Last updated Nov 1, 2022

# Definition

Let $X$ be a Topological Space and let $S \subset X$. Then $x \in X$ is a Limit Point of $S$ If and Only If there exists a Net ${x_{\alpha}}{\alpha \in A} \subset S$ such that $x{\alpha}\to x$.

# Proof

$(\Rightarrow)$ Suppose $x \in X$ is a Limit Point of $S$. Consider the collection $A := {U \subset X: U \text{ is open}, x \in U}$. Then observe $A$ is a Directed Partial Ordering when ordered by reverse Subset Relation since If $U, V \in A$, then $U \cap V \ni x$ and is Open, so $U \cap V \in A$. By definition of Set Intersection, $U \cap V \subset U, V$, so $U \cap V \geq U, V$. Since $x$ is a Limit Point, for each $U \in A$, there exists $x_{U} \in U \cap S$. We will show that the Net ${x_{U}}{U \in A} \subset S$ converges to $x$. Observe that for any Open $V \subset X$ so that $V \ni x$, every $U \geq V$ (that is $U \subset V$) has $x{U} \in U \subset V$. Thus $\lim\limits_{U \in A}x_{U} = x$ and we have a Net that converges to the Limit Point $x$ $\checkmark$.

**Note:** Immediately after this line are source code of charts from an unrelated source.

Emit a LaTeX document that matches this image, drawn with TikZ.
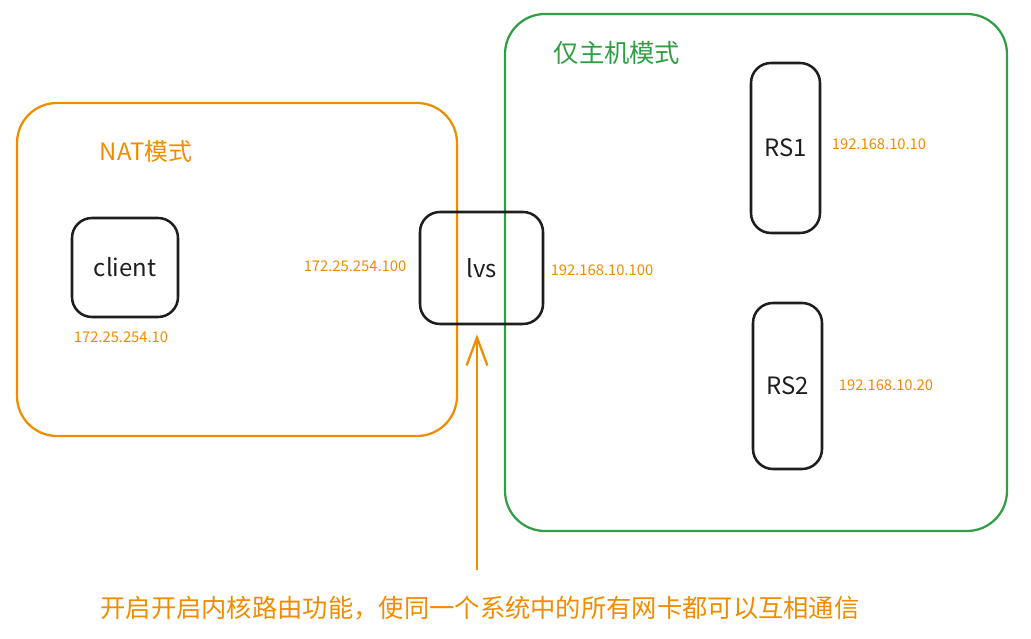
\documentclass[tikz,border=0pt]{standalone}
\usepackage{fontspec}
\setmainfont{Noto Sans CJK SC}
\usetikzlibrary{arrows.meta}
\definecolor{zoneorange}{HTML}{F08C00}
\definecolor{zonegreen}{HTML}{2F9E44}
\definecolor{inkblack}{HTML}{1E1E1E}
\begin{document}
\begin{tikzpicture}[
    zone/.style={rectangle, draw, line width=1.6pt, rounded corners=1cm},
    host/.style={rectangle, draw=inkblack, line width=1.8pt, rounded corners=0.5cm, font=\fontsize{17}{19}\selectfont, text=inkblack},
    addr/.style={text=zoneorange, font=\fontsize{10.5}{12}\selectfont},
    note/.style={font=\fontsize{18}{21}\selectfont}
  ]
      \useasboundingbox (0,0) rectangle (25.775,-15.975);
      \node[zone, draw=zoneorange, minimum width=11cm, minimum height=8.325cm] (nat) at (5.925, -6.7375) {};
      \node[zone, draw=zonegreen, minimum width=12.55cm, minimum height=12.925cm] (hostonly) at (18.9, -6.8125) {};
      \node[note, text=zoneorange, font=\fontsize{17}{20}\selectfont] (natlabel) at (3.65, -3.775) {NAT模式};
      \node[note, text=zonegreen] (hostlabel) at (15.425, -1.325) {仅主机模式};

      \node[host, minimum width=2.65cm, minimum height=2.475cm] (client) at (3.125, -6.6875) {client};
      \node[host, minimum width=3.075cm, minimum height=2.8cm] (lvs) at (12.0375, -6.7) {lvs};
      \node[host, minimum width=1.725cm, minimum height=4.25cm] (rs1) at (19.6375, -3.7) {RS1};
      \node[host, minimum width=1.725cm, minimum height=4.15cm] (rs2) at (19.6875, -9.65) {RS2};

      \node[addr] (ipclient) at (3.025, -8.425) {172.25.254.10};
      \node[addr] (iplvsnat) at (8.875, -6.65) {172.25.254.100};
      \node[addr] (iplvshost) at (15.05, -6.75) {192.168.10.100};
      \node[addr] (iprs1) at (21.975, -3.6) {192.168.10.10};
      \node[addr] (iprs2) at (22.15, -9.625) {192.168.10.20};

      \node[note, text=zoneorange] (routing) at (12.0, -15.2) {开启开启内核路由功能，使同一个系统中的所有网卡都可以互相通信};
      \coordinate (tail) at (11.925, -14.25);
      \draw[zoneorange, line width=1.6pt, -{Straight Barb[length=7mm, width=5.2mm]}, shorten >=0.225cm] (tail) -- (tail |- lvs.south);
    \end{tikzpicture}
\end{document}
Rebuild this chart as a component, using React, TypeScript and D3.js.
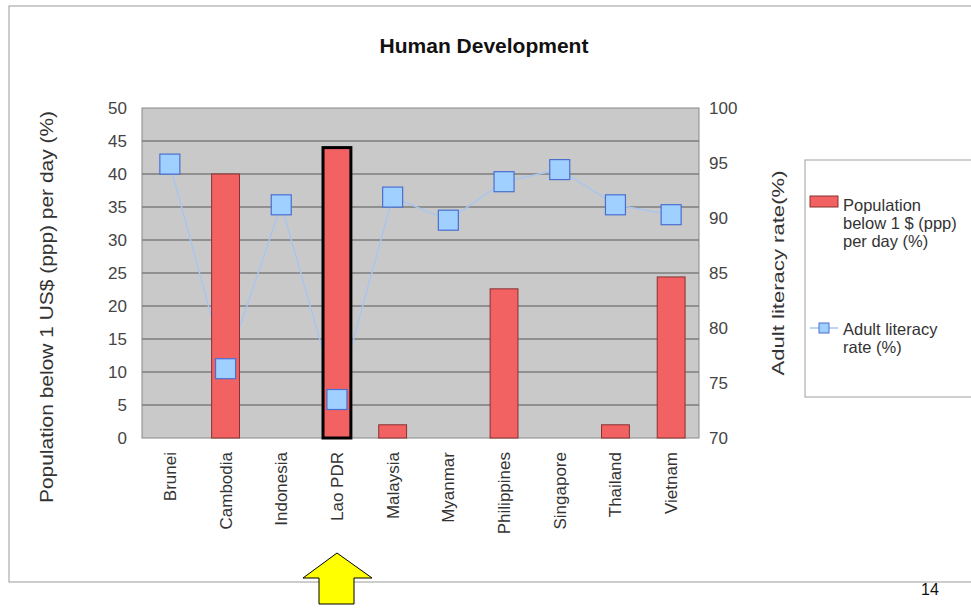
// @ts-nocheck
import React from 'react'
import * as d3 from 'd3'

const categories = ['Brunei', 'Cambodia', 'Indonesia', 'Lao PDR', 'Malaysia', 'Myanmar', 'Philippines', 'Singapore', 'Thailand', 'Vietnam']
const poverty = [null, 40, null, 44, 2, null, 22.6, null, 2, 24.4]
const literacy = [94.9, 76.3, 91.2, 73.5, 91.9, 89.8, 93.3, 94.4, 91.2, 90.3]
const leftTicks = [0, 5, 10, 15, 20, 25, 30, 35, 40, 45, 50]
const rightTicks = [70, 75, 80, 85, 90, 95, 100]
const highlighted = 'Lao PDR'

const font = '"Liberation Sans", Arial, sans-serif'

const App: React.FC = () => {
    const width = 971,
        height = 616
    const plot = { left: 142, right: 699, top: 108, bottom: 438 }

    // scales
    const x = d3.scaleBand(categories, [plot.left, plot.right]).paddingInner(0.5).paddingOuter(0.25)
    const yLeft = d3.scaleLinear([0, 50], [plot.bottom, plot.top])
    const yRight = d3.scaleLinear([70, 100], [plot.bottom, plot.top])

    const step = (plot.right - plot.left) / categories.length
    const cx = (c: string) => plot.left + step * (categories.indexOf(c) + 0.5)
    const barW = x.bandwidth()

    const linePath = d3.line<number>()
        .x((d, i) => cx(categories[i]))
        .y(d => yRight(d))

    return <svg width={width} height={height} style={{ position: 'absolute', left: 0, top: 0, background: '#fff' }} fontFamily={font}>
        {/* outer frame */}
        <rect x={9} y={6} width={width} height={576} fill="none" stroke="#9a9a9a" strokeWidth={1} />

        <text x={484} y={53} textAnchor="middle" fontSize={21} fontWeight="bold" fill="#111">Human Development</text>

        {/* plot background */}
        <rect x={plot.left} y={plot.top} width={plot.right - plot.left} height={plot.bottom - plot.top} fill="#c9c9c9" stroke="#888" />

        {/* gridlines */}
        {leftTicks.slice(1, -1).map(t =>
            <line key={t} x1={plot.left} x2={plot.right} y1={yLeft(t)} y2={yLeft(t)} stroke="#7d7d7d" strokeWidth={1.3} />
        )}

        {/* literacy line (behind bars) */}
        <path d={linePath(literacy)} fill="none" stroke="#a9c6ee" strokeWidth={1.5} />

        {/* bars */}
        {categories.map((c, i) => poverty[i] == null ? null :
            <rect key={c} x={cx(c) - barW / 2} y={yLeft(poverty[i])} width={barW} height={plot.bottom - yLeft(poverty[i])}
                fill="#f26262"
                stroke={c === highlighted ? '#000' : '#8a3030'}
                strokeWidth={c === highlighted ? 3 : 1} />
        )}

        {categories.map((c, i) =>
            <rect key={c} x={cx(c) - 10} y={yRight(literacy[i]) - 10} width={20} height={20}
                fill="#9fd0ff" stroke="#4a6fd0" strokeWidth={1.2} />
        )}

        {/* left axis */}
        {leftTicks.map(t =>
            <text key={t} x={127} y={yLeft(t)} dy="0.35em" textAnchor="end" fontSize={17} fill="#444">{t}</text>
        )}
        <text transform={`translate(53, 307) rotate(-90)`} textAnchor="middle" fontSize={18} fill="#333"
            textLength={392} lengthAdjust="spacingAndGlyphs">
            Population below 1 US$ (ppp) per day (%)
        </text>

        {/* right axis */}
        {rightTicks.map(t =>
            <text key={t} x={709} y={yRight(t)} dy="0.35em" textAnchor="start" fontSize={17} fill="#444">{t}</text>
        )}
        <text transform={`translate(784, 273) rotate(-90)`} textAnchor="middle" fontSize={17} fill="#333"
            textLength={205} lengthAdjust="spacingAndGlyphs">
            Adult literacy rate(%)
        </text>

        {/* category labels */}
        {categories.map(c =>
            <text key={c} transform={`translate(${cx(c) + 6}, 452) rotate(-90)`} textAnchor="end" fontSize={17} fill="#333">{c}</text>
        )}

        {/* legend */}
        <rect x={805} y={160} width={180} height={237} fill="#fff" stroke="#a0a0a0" />
        <rect x={810} y={196} width={28} height={11} fill="#f26262" stroke="#8a3030" />
        <text x={843} y={205} fontSize={16.5} fill="#333" dy="0.35em">
            <tspan x={843}>Population</tspan>
            <tspan x={843} dy={18}>below 1 $ (ppp)</tspan>
            <tspan x={843} dy={18}>per day (%)</tspan>
        </text>
        <line x1={810} x2={838} y1={328} y2={328} stroke="#a9c6ee" strokeWidth={1.5} />
        <rect x={819} y={323} width={10} height={10} fill="#9fd0ff" stroke="#4a6fd0" />
        <text x={843} y={329} fontSize={16.5} fill="#333" dy="0.35em">
            <tspan x={843}>Adult literacy</tspan>
            <tspan x={843} dy={18}>rate (%)</tspan>
        </text>

        {/* arrow */}
        <path d="M337,553 L372,578 L354,578 L354,604 L319,604 L319,578 L303,578 Z" fill="#ffff00" stroke="#000" strokeWidth={1} />

        <text x={930} y={595} textAnchor="middle" fontSize={16} fill="#111">14</text>
    </svg>
}

export default App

$(\Leftarrow)$: Suppose $x \in X$ is a limit of Net ${x_{\alpha}}{\alpha \in A} \subset S$. Let $U \subset X$ so that $x \in U$. Then there exists some $\alpha{0} \in A$ so that $x_{\alpha_{0}} \in U$. Since $x_{\alpha_{0}} \in S$ already, we have $x_{\alpha_{0}} \in U \cap S$. Thus $x$ is a Limit Point of $S$ $\checkmark$. $\blacksquare$